Vamos a buscar un caballo que el hijo iba a comprar antes de que muriera en el accidente. El hombre se aferra a un lazo de esos que usan los vaqueros para lazar terneras, intenta hacer un aro con la cuerda y la lanza hacia un poste. Yerra. Pero no importa, él está reencontrándose con su hijo muerto, recorriendo los lugares donde pasó sus últimos días el adolescente.
Busca eso, la verdad. Una certidumbre que le permita seguir, cerrar el capítulo. O más que eso, busca pistas que pueda usar para construir su verdad, una versión de los hechos que le permita seguir adelante.
Y creo que eso hacemos todos. Ante una realidad que se nos escapa como fantasmas, buscamos formas, coincidencias. Hacemos cosas concretas a partir de volutas de humo.
No es que sea un martirio; tampoco se trata de quejarse. Al final de cuentas, supongo que los ciegos hacen lo mismo: interpretan la realidad como mejor pueden.
Quizá es que en algún momento de mi juventud hice algo que terminó cambiando radicalmente la arquitectura de mi cerebro, cómo percibo la realidad. Justo de eso hablaba con unos colegas mientras nos despachábamos unas tortas de cochinita pibil en una fonda a la orilla del camino el sábado.
No tanto de mis problemas para asir la realidad o, más bien, para asegurarme que algo es cierto. Más bien hablamos de mis avatares en la escena fiestera de la España de mediados de los 90.
Horas más tarde, en la orilla del camino –de otro camino– una mujer está atrapada dentro de un auto que acaba de volcar. Alguien rompe el parabrisas a hachazos, alguien más empieza a destazar la camioneta con unas tijeras hidráulicas, otro más se ha logrado colar dentro del auto por la ventanilla trasera y le detiene la cabeza.

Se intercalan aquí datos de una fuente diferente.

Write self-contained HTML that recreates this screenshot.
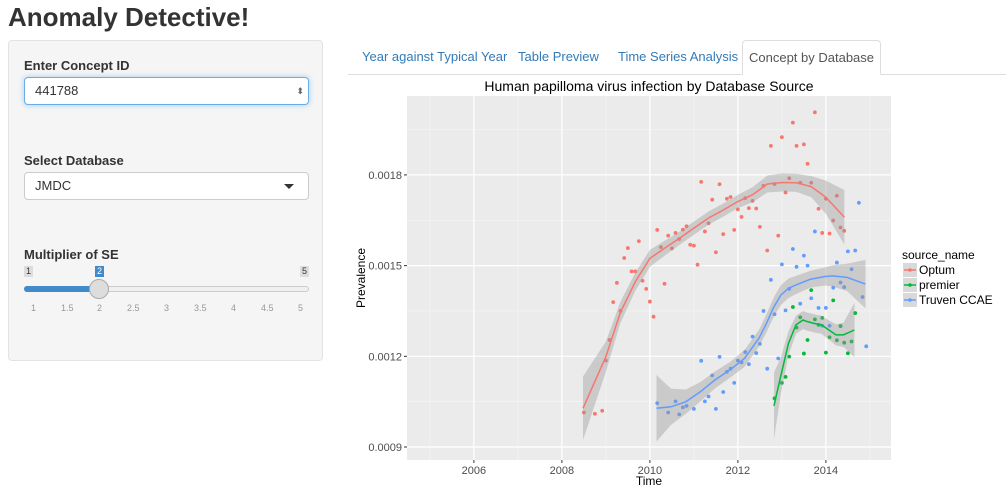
<!DOCTYPE html>
<html><head><meta charset="utf-8">
<style>
body{margin:0;width:1006px;height:503px;background:#fff;font-family:"Liberation Sans",sans-serif;position:relative;overflow:hidden;color:#333}
.abs{position:absolute}
h1{position:absolute;left:8px;top:2px;margin:0;font-size:26px;font-weight:bold;color:#333}
.side{left:8px;top:40px;width:315px;height:321px;background:#f5f5f5;border:1px solid #e3e3e3;border-radius:4px;box-sizing:border-box}
.lbl{font-size:13px;font-weight:bold;color:#333}
.inp{border:1px solid #ccc;border-radius:4px;background:#fff;box-sizing:border-box;font-size:13px;padding-left:10px;line-height:26px}
.tab{font-size:13px;color:#337ab7;top:49px}
.tk{font-size:9px;color:#999;top:303px}
</style></head><body>
<h1>Anomaly Detective!</h1>
<div class="abs side"></div>
<div class="abs lbl" style="left:24px;top:58px">Enter Concept ID</div>
<div class="abs inp" style="left:24px;top:77px;width:285px;height:28px;border-color:#66afe9;box-shadow:0 0 6px rgba(102,175,233,.6)">441788<span style="position:absolute;right:4px;top:0;font-size:9px;color:#666">⬍</span></div>
<div class="abs lbl" style="left:24px;top:153px">Select Database</div>
<div class="abs inp" style="left:24px;top:172px;width:285px;height:28px">JMDC<span style="position:absolute;right:14px;top:11px;width:0;height:0;border-left:5px solid transparent;border-right:5px solid transparent;border-top:5px solid #333"></span></div>
<div class="abs lbl" style="left:24px;top:247px">Multiplier of SE</div>
<div class="abs" style="left:24px;top:266px;font-size:9px;background:#ddd;color:#333;padding:0 2px;line-height:11px">1</div>
<div class="abs" style="left:95px;top:266px;font-size:9px;background:#428bca;color:#fff;padding:0 2px;line-height:11px">2</div>
<div class="abs" style="left:300px;top:266px;font-size:9px;background:#ddd;color:#333;padding:0 2px;line-height:11px">5</div>
<div class="abs" style="left:24px;top:286px;width:285px;height:6px;border:1px solid #ccc;border-radius:3px;background:#f0f0f0;box-sizing:border-box"></div>
<div class="abs" style="left:24px;top:286px;width:75px;height:6px;border-radius:3px;background:#428bca"></div>
<div class="abs" style="left:89px;top:279px;width:20px;height:20px;border-radius:50%;background:#ddd;border:1px solid #aaa;box-sizing:border-box"></div>
<div class="abs tk" style="left:31px">1</div><div class="abs tk" style="left:61px">1.5</div><div class="abs tk" style="left:97px">2</div><div class="abs tk" style="left:127px">2.5</div><div class="abs tk" style="left:164px">3</div><div class="abs tk" style="left:194px">3.5</div><div class="abs tk" style="left:231px">4</div><div class="abs tk" style="left:261px">4.5</div><div class="abs tk" style="left:298px">5</div>

<div class="abs" style="left:348px;top:74px;width:658px;height:1px;background:#ddd"></div>
<div class="abs tab" style="left:362px">Year against Typical Year</div>
<div class="abs tab" style="left:518px">Table Preview</div>
<div class="abs tab" style="left:618px">Time Series Analysis</div>
<div class="abs" style="left:742px;top:40px;width:139px;height:35px;border:1px solid #ddd;border-bottom-color:#fff;border-radius:4px 4px 0 0;background:#fff;box-sizing:border-box;font-size:13px;color:#555;text-align:center;line-height:33px">Concept by Database</div>

<svg class="abs" style="left:0;top:0" width="1006" height="503" id="chart"></svg>
<script>
const optumStart=[2008,7];
const optumVals=[0.001014,null,null,0.001010,null,0.001020,
0.001186,0.001254,0.001379,0.001443,0.001350,0.001525,0.001558,0.001481,0.001481,0.001581,0.001450,0.001423,
0.001381,0.001331,0.001618,0.001561,0.001440,0.001599,0.001557,0.001608,0.001588,0.001619,0.001630,0.001569,
0.001566,0.001503,0.001777,0.001613,0.001640,0.001718,0.001544,0.001769,0.001604,0.001721,0.001727,0.001618,
0.001686,0.001661,0.001723,0.001690,0.001714,0.001689,0.001628,0.001764,0.001550,0.001896,0.001770,0.001599,
0.001925,0.001742,0.001789,0.001973,0.001896,0.001774,0.001901,0.001837,0.001774,0.002007,0.001688,0.001608,
0.001721,0.001606,0.001649,0.001731,0.001626,0.001615];
const truvenStart=[2010,3];
const truvenVals=[0.001045,null,null,0.001014,null,0.001051,0.001008,0.001031,0.001036,null,0.001026,null,
0.001185,0.001051,0.001067,0.001137,0.001026,0.001198,0.001082,0.001149,0.001159,0.001112,
0.001186,0.001180,0.001214,0.001174,0.001265,0.001211,0.001241,0.001350,0.001159,0.001453,0.001339,0.001193,
0.001504,0.001352,0.001423,0.001555,0.001496,0.001374,0.001533,0.001500,0.001392,0.001613,0.001360,0.001301,
0.001360,0.001301,0.001427,0.001510,0.001444,0.001429,0.001547,0.001488,0.001550,0.001708,0.001396,0.001233];
const premierStart=[2012,11];
const premierVals=[0.001061,null,0.001112,0.001132,0.001199,0.001363,0.001295,0.001329,0.001209,0.001254,0.001419,0.001322,0.001304,0.001327,
0.001212,0.001263,0.001385,0.001253,0.001300,0.001245,0.001210,0.001249,0.001343];
const optumFitX=[2008.48,2009,2009.33,2009.67,2010,2010.33,2010.67,2011,2011.33,2011.67,2012,2012.33,2012.67,2013,2013.33,2013.67,2014,2014.42];
const optumFitY=[0.001028,0.001199,0.001345,0.001447,0.001524,0.001557,0.001590,0.001624,0.001657,0.001684,0.001712,0.001734,0.001770,0.001775,0.001774,0.001761,0.001726,0.001660];
const optumFitSE=[0.000105,0.00005,0.000035,0.00003,0.000028,0.000025,0.000022,0.000022,0.000022,0.000022,0.000022,0.000025,0.000028,0.00003,0.00003,0.000035,0.000055,0.00009];
const truvenFitX=[2010.15,2010.48,2010.82,2011.15,2011.48,2011.82,2012.15,2012.48,2012.65,2012.82,2012.98,2013.15,2013.32,2013.65,2013.98,2014.15,2014.48,2014.9];
const truvenFitY=[0.001028,0.001033,0.001050,0.001083,0.001122,0.001155,0.001193,0.001260,0.001309,0.001364,0.001403,0.001425,0.001436,0.001455,0.001464,0.001466,0.001461,0.001439];
const truvenFitSE=[0.00011,0.00006,0.00004,0.000032,0.000028,0.000026,0.000028,0.000028,0.00003,0.000032,0.000033,0.000032,0.00003,0.000028,0.00003,0.000035,0.000045,0.00008];
const premierFitX=[2012.82,2012.98,2013.15,2013.32,2013.48,2013.57,2013.73,2013.9,2014.07,2014.23,2014.4,2014.65];
const premierFitY=[0.001036,0.001138,0.001243,0.001304,0.001320,0.001315,0.001309,0.001304,0.001287,0.001271,0.001271,0.001287];
const premierFitSE=[0.00011,0.00006,0.00004,0.00003,0.00003,0.00003,0.00003,0.00003,0.000032,0.000035,0.00004,0.00009];
const xTicks=[2006,2008,2010,2012,2014];
const yTicks=[0.0009,0.0012,0.0015,0.0018];
const yTickLabels=["0.0009","0.0012","0.0015","0.0018"];
const seriesNames=["Optum","premier","Truven CCAE"];

const NS="http://www.w3.org/2000/svg";
const svg=document.getElementById('chart');
const PL=407,PR=891,PT=96,PB=460;
const X0=2004.48,X1=2015.48,Y0=0.000857,Y1=0.002061;
const sx=v=>PL+(v-X0)/(X1-X0)*(PR-PL);
const sy=v=>PB-(v-Y0)/(Y1-Y0)*(PB-PT);
function mk(tag,attrs,parent){const e=document.createElementNS(NS,tag);for(const k in attrs)e.setAttribute(k,attrs[k]);(parent||svg).appendChild(e);return e;}
const bg=mk('rect',{x:PL,y:PT,width:PR-PL,height:PB-PT,fill:'#ebebeb'});


for(let y=2005;y<=2015;y+=2){mk('line',{x1:sx(y),x2:sx(y),y1:PT,y2:PB,stroke:'#f5f5f5','stroke-width':0.6});}
for(let i=0;i<yTicks.length-1;i++){const m=(yTicks[i]+yTicks[i+1])/2;mk('line',{x1:PL,x2:PR,y1:sy(m),y2:sy(m),stroke:'#f5f5f5','stroke-width':0.6});}
mk('line',{x1:PL,x2:PR,y1:sy(0.00195),y2:sy(0.00195),stroke:'#f5f5f5','stroke-width':0.6});
xTicks.forEach(t=>{const g=mk('line',{x1:sx(t),x2:sx(t),y1:PT,y2:PB,stroke:'#fff','stroke-width':1.2});


mk('line',{x1:sx(t),x2:sx(t),y1:PB,y2:PB+3,stroke:'#333'});
const tx=mk('text',{x:sx(t),y:PB+14,'text-anchor':'middle','font-size':11,fill:'#4d4d4d'});tx.textContent=t;

});
yTicks.forEach((t,i)=>{const g=mk('line',{x1:PL,x2:PR,y1:sy(t),y2:sy(t),stroke:'#fff','stroke-width':1.2});


mk('line',{x1:PL-3,x2:PL,y1:sy(t),y2:sy(t),stroke:'#333'});
const tx=mk('text',{x:PL-5,y:sy(t)+4,'text-anchor':'end','font-size':11,fill:'#4d4d4d'});tx.textContent=yTickLabels[i];

});
const colors=['#f8766d','#00ba38','#619cff'];
function pts(start,vals){const r=[];vals.forEach((v,i)=>{if(v==null)return;const t=start[0]+(start[1]-1+i)/12;r.push([t,v]);});return r;}
function ribbon(xs,ys,se,name){let d='';xs.forEach((x,i)=>{d+=(i?'L':'M')+sx(x)+','+sy(ys[i]+se[i]);});
for(let i=xs.length-1;i>=0;i--)d+='L'+sx(xs[i])+','+sy(ys[i]-se[i]);
const p=mk('path',{d:d+'Z',fill:'#999','fill-opacity':0.4});

}
function line(xs,ys,c,name){const p=mk('path',{d:xs.map((x,i)=>(i?'L':'M')+sx(x)+','+sy(ys[i])).join(''),fill:'none',stroke:c,'stroke-width':1.5});

}
function dots(arr,c,name){arr.forEach(([t,v])=>{const e=mk('circle',{cx:sx(t),cy:sy(v),r:1.9,fill:c});

});}
dots(pts(optumStart,optumVals),colors[0],'optum');
dots(pts(premierStart,premierVals),colors[1],'premier');
dots(pts(truvenStart,truvenVals),colors[2],'truven');
ribbon(optumFitX,optumFitY,optumFitSE,'optum');
ribbon(truvenFitX,truvenFitY,truvenFitSE,'truven');
ribbon(premierFitX,premierFitY,premierFitSE,'premier');
line(optumFitX,optumFitY,colors[0],'optum');
line(truvenFitX,truvenFitY,colors[2],'truven');
line(premierFitX,premierFitY,colors[1],'premier');
const tt=mk('text',{x:(PL+PR)/2,y:91,'text-anchor':'middle','font-size':14,fill:'#000'});tt.textContent='Human papilloma virus infection by Database Source';


const xl=mk('text',{x:(PL+PR)/2,y:485,'text-anchor':'middle','font-size':12,fill:'#000'});xl.textContent='Time';


const yl=mk('text',{x:0,y:0,'text-anchor':'middle','font-size':12,fill:'#000',transform:'translate(365,278) rotate(-90)'});yl.textContent='Prevalence';


const lt=mk('text',{x:902,y:259,'font-size':12,fill:'#000'});lt.textContent='source_name';


seriesNames.forEach((n,i)=>{const y=263+i*15;
const g=mk('g',{});


mk('rect',{x:903,y:y,width:14,height:14,fill:'#d9d9d9'},g);
mk('line',{x1:904,x2:916,y1:y+7,y2:y+7,stroke:colors[i],'stroke-width':1.5},g);
mk('circle',{cx:910,cy:y+7,r:1.8,fill:colors[i]},g);
const t=mk('text',{x:919,y:y+11,'font-size':12,fill:'#000'},g);t.textContent=n;});
</script>
</body></html>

Le habla –más bien le grita– en medio del ruido de las máquinas con una voz que quiere ser tranquilizadora pero autoritaria a la vez. Quiere que se tranquilice, que deje de pensar en las cosas malas que han pasado hoy y que se concentre en el momento, en ese preciso momento en el que ella tiene que salir del auto.
Es en ese momento, mientras la mujer lucha con frenesí por tranquilizarse, mientras todo es un caos, mientras el ruido sigue afuera y los cristales que saltan por todos lados lanzan reflejos –que durante una milésima de segundo recuerdan a las luces de una discoteca perdida en el fondo de una memoria borrosa–, en ese momento que dura lo que un parpadeo, lo que se tarda en tomar una fotografía, todo se alinea y parece real. Todo parece verdadero durante una milésima de segundo. Pero es un momento, apenas un momento que no sirve de asidero para seguir adelante.
Horas más tarde, lo único que es cierto es la dispepsia.